Short exercise:
Do not repeat pictures. Repeat exactly the lines of the listing below from its first line through the line with "from matplotlib.ticker import".

— start of Supplied material —

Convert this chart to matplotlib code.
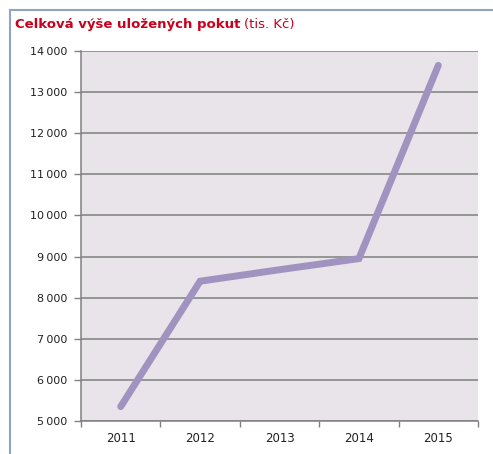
import matplotlib
matplotlib.use('Agg')
import matplotlib.pyplot as plt
from matplotlib.lines import Line2D
from matplotlib.ticker import FixedLocator, NullFormatter

# --- Dados ---
roky = ['2011', '2012', '2013', '2014', '2015']
pokuty = [5350, 8400, 8680, 8950, 13650]
y_ticks = [5000, 6000, 7000, 8000, 9000, 10000, 11000, 12000, 13000, 14000]
# -------------

W, H = 493, 454
fig = plt.figure(figsize=(W / 100, H / 100), dpi=100)
fig.patch.set_facecolor('white')

# plot area in pixels: left 81, right 478, top 51, bottom 421
ax = fig.add_axes([81 / W, 1 - 421 / H, (478 - 81) / W, (421 - 51) / H])
ax.set_facecolor('#e8e4e9')

x = list(range(len(roky)))
ax.plot(x, pokuty, color='#a193c0', lw=5, solid_capstyle='round',
        solid_joinstyle='miter', zorder=3)

ax.set_xlim(-0.5, len(roky) - 0.5)
ax.set_ylim(5000, 14000)

ax.set_yticks(y_ticks)
ax.set_yticklabels([f'{v:,}'.replace(',', '\u2009') for v in y_ticks],
                   fontsize=8, color='#222222')
ax.yaxis.grid(True, color='#808080', lw=1.1)
ax.set_axisbelow(True)

# year labels centered, tick marks between categories
ax.xaxis.set_major_locator(FixedLocator(x))
ax.set_xticklabels(roky, fontsize=8.5, color='#222222')
ax.tick_params(axis='x', which='major', length=0, pad=8)
ax.xaxis.set_minor_locator(FixedLocator([i - 0.5 for i in range(len(roky) + 1)]))
ax.xaxis.set_minor_formatter(NullFormatter())
ax.tick_params(axis='x', which='minor', length=4, color='#808080', width=1)
ax.tick_params(axis='y', length=5, color='#808080', width=1, pad=5)

for s in ['top', 'right']:
    ax.spines[s].set_visible(False)
for s in ['left', 'bottom']:
    ax.spines[s].set_color('#808080')
    ax.spines[s].set_linewidth(1.1)

# outer frame (left + top)
fc = '#8fa5bf'
fig.add_artist(Line2D([10 / W, 10 / W], [0, 1 - 10 / H], color=fc, lw=1.5,
                      transform=fig.transFigure))
fig.add_artist(Line2D([10 / W, 1], [1 - 10 / H, 1 - 10 / H], color=fc, lw=1.5,
                      transform=fig.transFigure))

t1 = fig.text(15 / W, 1 - 28 / H, 'Celková výše uložených pokut', fontsize=9.5,
              fontweight='bold', color='#c8001e', va='baseline')
fig.canvas.draw()
bb = t1.get_window_extent()
fig.text((bb.x1 + 4) / W, 1 - 28 / H, '(tis. Kč)', fontsize=9.5,
         color='#c8001e', va='baseline')

fig.savefig('out.png', dpi=100)
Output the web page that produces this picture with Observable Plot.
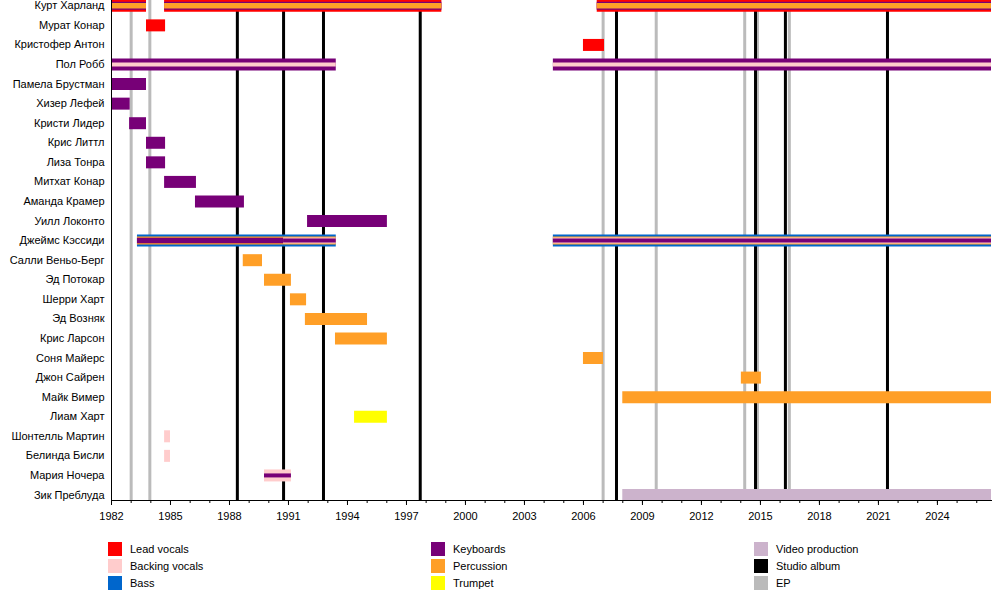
<!DOCTYPE html>
<html>
<head>
<meta charset="utf-8">
<script src="https://cdn.jsdelivr.net/npm/d3@7"></script>
<script src="https://cdn.jsdelivr.net/npm/@observablehq/plot@0.6"></script>
<style>
  body { margin: 0; background: #fff; font-family: "Liberation Sans", Arial, sans-serif; }
  #wrap { position: relative; width: 1000px; height: 600px; }
  #legend { position: absolute; left: 0; top: 0; width: 1000px; height: 600px; pointer-events: none; }
  .item { position: absolute; font-size: 11px; color: #000; height: 14px; line-height: 14px; white-space: nowrap; }
  .sw { position: absolute; left: 0; top: 0; width: 14px; height: 14px; }
  .lab { position: absolute; left: 22px; top: 0; }
</style>
</head>
<body>
<div id="wrap"><div id="chart"></div><div id="legend"></div></div>
<script>
const END = 2026.75;

const members = ["Курт Харланд","Мурат Конар","Кристофер Антон","Пол Робб","Памела Брустман","Хизер Лефей","Кристи Лидер","Крис Литтл","Лиза Тонра","Митхат Конар","Аманда Крамер","Уилл Локонто","Джеймс Кэссиди","Салли Веньо-Берг","Эд Потокар","Шерри Харт","Эд Возняк","Крис Ларсон","Соня Майерс","Джон Сайрен","Майк Вимер","Лиам Харт","Шонтелль Мартин","Белинда Бисли","Мария Ночера","Зик Преблуда"];

const roles = ["Lead vocals","Backing vocals","Bass","Keyboards","Percussion","Trumpet","Video production"];
const roleColors = ["#ff0000","#ffcccc","#0066cc","#770077","#ff9f27","#ffff00","#ccb3cc"];

// [member, start, end, roles outermost -> innermost]
const periods = [
  ["Курт Харланд", 1982, 1983.78, ["Lead vocals","Keyboards","Percussion"]],
  ["Курт Харланд", 1984.7, 1998.8, ["Lead vocals","Keyboards","Percussion"]],
  ["Курт Харланд", 2006.7, END, ["Lead vocals","Keyboards","Percussion"]],
  ["Мурат Конар", 1983.78, 1984.75, ["Lead vocals"]],
  ["Кристофер Антон", 2006.0, 2007.07, ["Lead vocals"]],
  ["Пол Робб", 1982, 1993.43, ["Keyboards","Backing vocals"]],
  ["Пол Робб", 2004.47, END, ["Keyboards","Backing vocals"]],
  ["Памела Брустман", 1982, 1983.78, ["Keyboards"]],
  ["Хизер Лефей", 1982, 1982.95, ["Keyboards"]],
  ["Кристи Лидер", 1982.92, 1983.78, ["Keyboards"]],
  ["Крис Литтл", 1983.78, 1984.75, ["Keyboards"]],
  ["Лиза Тонра", 1983.78, 1984.75, ["Keyboards"]],
  ["Митхат Конар", 1984.7, 1986.32, ["Keyboards"]],
  ["Аманда Крамер", 1986.27, 1988.76, ["Keyboards"]],
  ["Уилл Локонто", 1991.97, 1996.03, ["Keyboards"]],
  ["Джеймс Кэссиди", 1983.32, 1990.75, ["Bass","Percussion","Keyboards"]],
  ["Джеймс Кэссиди", 1990.75, 1993.43, ["Bass","Percussion","Backing vocals","Keyboards"]],
  ["Джеймс Кэссиди", 2004.47, END, ["Bass","Percussion","Backing vocals","Keyboards"]],
  ["Салли Веньо-Берг", 1988.7, 1989.68, ["Percussion"]],
  ["Эд Потокар", 1989.78, 1991.15, ["Percussion"]],
  ["Шерри Харт", 1991.1, 1991.92, ["Percussion"]],
  ["Эд Возняк", 1991.86, 1995.02, ["Percussion"]],
  ["Крис Ларсон", 1993.39, 1996.03, ["Percussion"]],
  ["Соня Майерс", 2006.0, 2007.02, ["Percussion"]],
  ["Джон Сайрен", 2014.03, 2015.05, ["Percussion"]],
  ["Майк Вимер", 2008.0, END, ["Percussion"]],
  ["Лиам Харт", 1994.36, 1996.03, ["Trumpet"]],
  ["Шонтелль Мартин", 1984.7, 1985.0, ["Backing vocals"]],
  ["Белинда Бисли", 1984.7, 1985.0, ["Backing vocals"]],
  ["Мария Ночера", 1989.78, 1991.15, ["Backing vocals","Keyboards"]],
  ["Зик Преблуда", 2008.0, END, ["Video production"]]
];

const studioAlbums = [1988.4, 1990.75, 1992.78, 1997.7, 2007.68, 2014.75, 2016.27, 2021.46];
const eps = [1983.0, 1983.95, 2007.0, 2009.7, 2014.2, 2014.85, 2016.47];
const majorTicks = d3.range(1982, 2025, 3);
const minorTicks = d3.range(1982, 2027, 1);

const layerWidths = {1: [12], 2: [12, 4], 3: [12, 8, 5.5], 4: [12, 8, 6, 4]};
const colorOf = r => roleColors[roles.indexOf(r)];

const layers = [];
for (const [name, start, end, rs] of periods) {
  const w = layerWidths[rs.length];
  rs.forEach((r, i) => layers.push({name, start, end, color: colorOf(r), width: w[i], order: i}));
}
layers.sort((a, b) => a.order - b.order);

const chart = Plot.plot({
  width: 1000,
  height: 530,
  marginLeft: 111,
  marginRight: 9,
  marginTop: 0,
  marginBottom: 30,
  style: {fontFamily: "'Liberation Sans', Arial, sans-serif", fontSize: "11px", background: "#fff", overflow: "hidden"},
  x: {domain: [1982, END]},
  y: {type: "point", domain: members, range: [5.3, 494.5], padding: 0, align: 0.5, round: false},
  color: {type: "identity"},
  marks: [
    Plot.ruleX(eps, {x: d => d, stroke: "#bbbbbb", strokeWidth: 3}),
    Plot.ruleX(studioAlbums, {x: d => d, stroke: "#000", strokeWidth: 3}),
    Plot.ruleY(layers, {y: "name", x1: "start", x2: "end", stroke: "color", strokeWidth: "width"}),
    Plot.frame({anchor: "left", stroke: "#000"}),
    Plot.frame({anchor: "bottom", stroke: "#000"}),
    Plot.axisX({ticks: minorTicks, tickSize: 3, tickFormat: null, text: null, label: null, stroke: "#000"}),
    Plot.axisX({ticks: majorTicks, tickSize: 5, tickPadding: 7, tickFormat: "d", label: null, stroke: "#000", fill: "#000"}),
    Plot.axisY({tickSize: 0, tickPadding: 7, label: null, fill: "#000"})
  ]
});
document.getElementById("chart").appendChild(chart);

const legendCols = [
  [["Lead vocals", "#ff0000"], ["Backing vocals", "#ffcccc"], ["Bass", "#0066cc"]],
  [["Keyboards", "#770077"], ["Percussion", "#ff9f27"], ["Trumpet", "#ffff00"]],
  [["Video production", "#ccb3cc"], ["Studio album", "#000000"], ["EP", "#bbbbbb"]]
];
const colX = [108, 431, 754];
const legend = document.getElementById("legend");
legendCols.forEach((col, ci) => {
  col.forEach(([label, c], ri) => {
    const it = document.createElement("div");
    it.className = "item";
    it.style.left = colX[ci] + "px";
    it.style.top = (542 + ri * 17) + "px";
    it.innerHTML = `<span class="sw" style="background:${c}"></span><span class="lab">${label}</span>`;
    legend.appendChild(it);
  });
});
</script>
</body>
</html>
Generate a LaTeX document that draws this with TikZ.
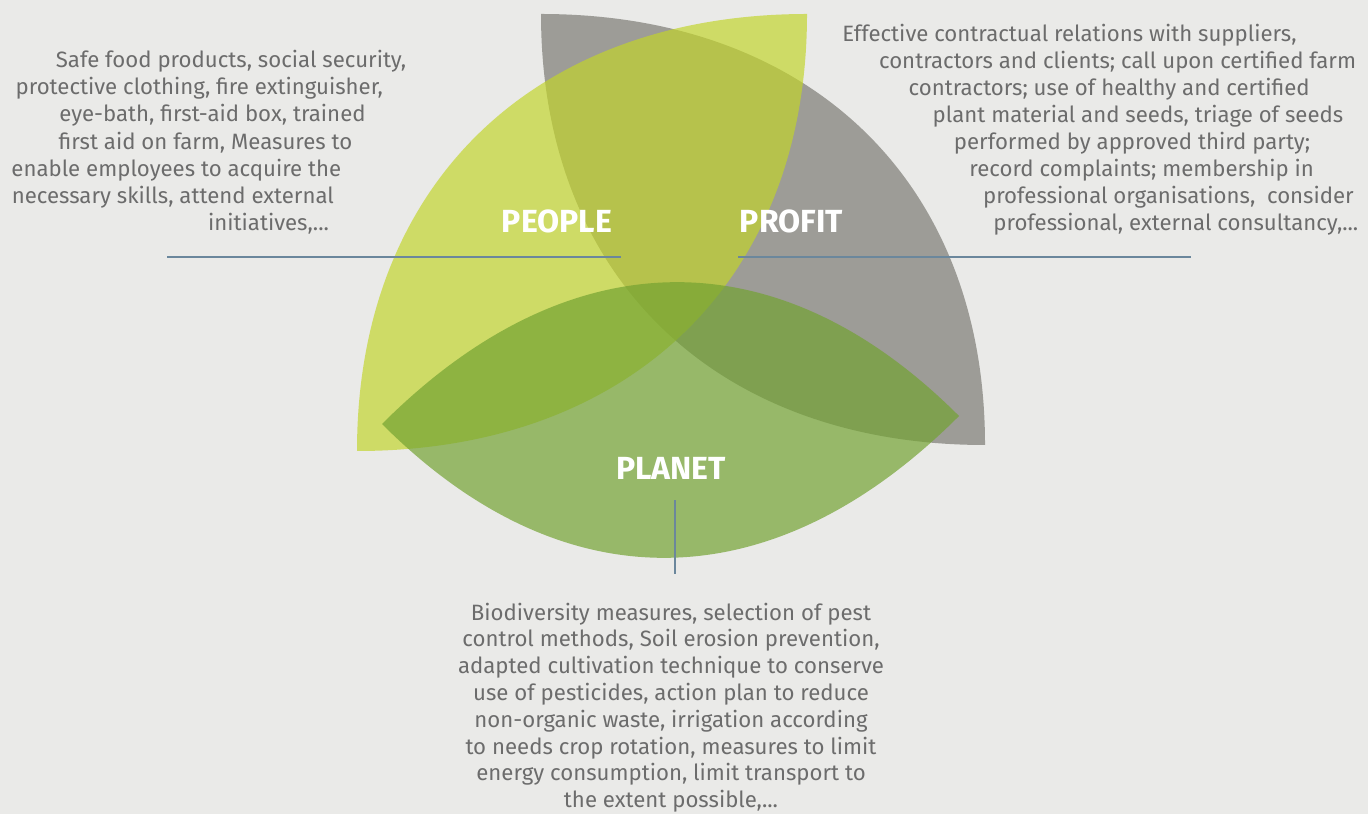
\documentclass[tikz,border=0pt]{standalone}
\usepackage{fontspec}
\setmainfont{Fira Sans}
\usepackage{tikz}
\definecolor{pppyellow}{RGB}{194,213,41}
\definecolor{pppgray}{RGB}{157,156,151}
\definecolor{pppgreen}{RGB}{114,162,49}
\definecolor{pppbg}{RGB}{234,234,232}
\definecolor{ppptext}{RGB}{108,108,108}
\definecolor{pppline}{RGB}{107,135,156}

\begin{document}
\begin{tikzpicture}[x=0.5pt,y=0.5pt,
    bodytext/.style={font=\fontsize{11.1}{13}\selectfont, text=ppptext, inner sep=0pt},
    pillar/.style={font=\fontsize{16}{19}\selectfont\bfseries, text=white, inner sep=0pt, anchor=base},
    rule/.style={draw=pppline, line width=1pt}]

    % Background
    \fill[pppbg] (0,0) rectangle (1368,814);

    % Leaf tips
    \coordinate (peopleA) at (357,363);
    \coordinate (peopleB) at (807,800);
    \coordinate (profitA) at (541,800);
    \coordinate (profitB) at (985,369);
    \coordinate (planetA) at (382,390);
    \coordinate (planetB) at (959,398);

    % Leaves
    \fill[pppgray] (profitA) to[out=0,in=90,looseness=1.1] (profitB)
        to[out=180,in=270,looseness=1.1] (profitA) -- cycle;
    \fill[pppyellow,opacity=0.68] (peopleA) to[out=90,in=180,looseness=1.1] (peopleB)
        to[out=270,in=0,looseness=1.1] (peopleA) -- cycle;
    \fill[pppgreen,opacity=0.69] (planetA) to[out=45,in=135,looseness=1.15] (planetB)
        to[out=225,in=-45,looseness=1.15] (planetA) -- cycle;

    % Labels
    \node[pillar] (people) at (557,581.3) {PEOPLE};
    \node[pillar] (profit) at (791.4,581.3) {PROFIT};
    \node[pillar] (planet) at (671,334.7) {PLANET};

    % Rules
    \coordinate (peopleRuleW) at (167,557);
    \coordinate (peopleRuleE) at (621,557);
    \coordinate (profitRuleW) at (738,557);
    \coordinate (profitRuleE) at (1191,557);
    \coordinate (planetRuleN) at (675,314);
    \coordinate (planetRuleS) at (675,240);
    \draw[rule] (peopleRuleW) -- (peopleRuleE);
    \draw[rule] (profitRuleW) -- (profitRuleE);
    \draw[rule] (planetRuleN) -- (planetRuleS);

    % People text
    \foreach \y/\x/\txt [count=\row] in {
        746.5/406.7/{Safe food products, social security,},
        719.3/383.3/{protective clothing, fire extinguisher,},
        692.1/366/{eye-bath, first-aid box, trained},
        664.9/352.7/{first aid on farm, Measures to},
        637.7/341.7/{enable employees to acquire the},
        610.5/334.3/{necessary skills, attend external},
        583.3/329.3/{initiatives,...}}
        \node[bodytext, anchor=base east] (peopletext\row) at (\x,\y) {\txt};

    % Profit text
    \foreach \y/\x/\txt [count=\row] in {
        772.5/842/{Effective contractual relations with suppliers,},
        745.5/878.7/{contractors and clients; call upon certified farm},
        718.5/908.2/{contractors; use of healthy and certified},
        691.5/932.3/{plant material and seeds, triage of seeds},
        664.5/953.5/{performed by approved third party;},
        637.5/969/{record complaints; membership in},
        610.5/982.7/{professional organisations, \ consider},
        583.5/993/{professional, external consultancy,...}}
        \node[bodytext, anchor=base west] (profittext\row) at (\x,\y) {\txt};

    % Planet text
    \foreach \y/\txt [count=\row] in {
        194/{Biodiversity measures, selection of pest},
        167.2/{control methods, Soil erosion prevention,},
        140.4/{adapted cultivation technique to conserve},
        113.6/{use of pesticides, action plan to reduce},
        86.8/{non-organic waste, irrigation according},
        60/{to needs crop rotation, measures to limit},
        33.2/{energy consumption, limit transport to},
        6.4/{the extent possible,...}}
        \node[bodytext, anchor=base] (planettext\row) at (671,\y) {\txt};
\end{tikzpicture}
\end{document}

— end of Supplied material —

Result:
Convert this chart to matplotlib code.
import matplotlib
matplotlib.use('Agg')
import matplotlib.pyplot as plt
from matplotlib.lines import Line2D
from matplotlib.ticker import FixedLocator, NullFormatter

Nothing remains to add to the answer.